Revision as of 22:06, 23 June 2006 by Xantos C. Guin (talk | contribs) (Basic definitions: Added csc, sec, and cot. Changed "base" to "opposite side" and "altitude" to "adjacent side" since the angle theta is not always the topmost angle.)

Trigonometry seeks to find the lengths of a triangle's sides, given 2 angles and a side. Trigonometry is closely related to analytic geometry.

Basic definitions

Usually we call an angle $\displaystyle \theta$, read "theta", but $\theta$ is just a variable. We could just as well call it $a$.

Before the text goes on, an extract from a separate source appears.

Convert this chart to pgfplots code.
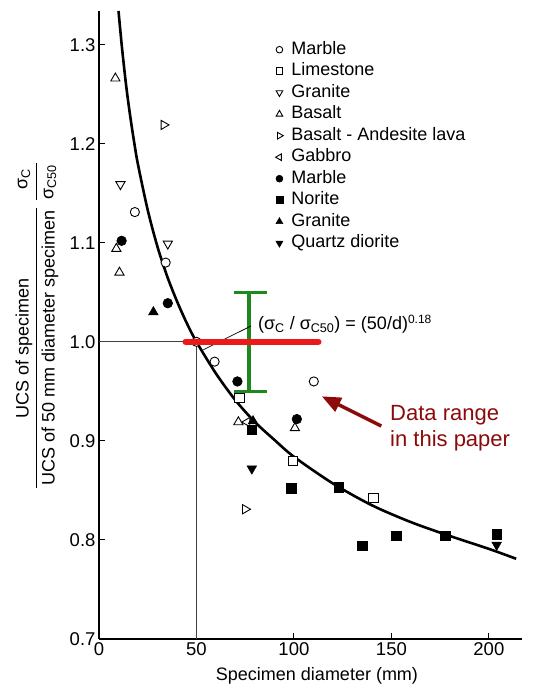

For the following definitions, the "opposite side" is the side opposite of angle $\displaystyle \theta$ and the "adjacent side" is the side that is part of angle $\displaystyle \theta$ but is not the hypotenuse.

i.e. If ABC is a right triangle with right angle C, and angle A = $\displaystyle \theta$, then BC is the "opposite side", AC is the "adjacent side", and AB is the hypotenuse.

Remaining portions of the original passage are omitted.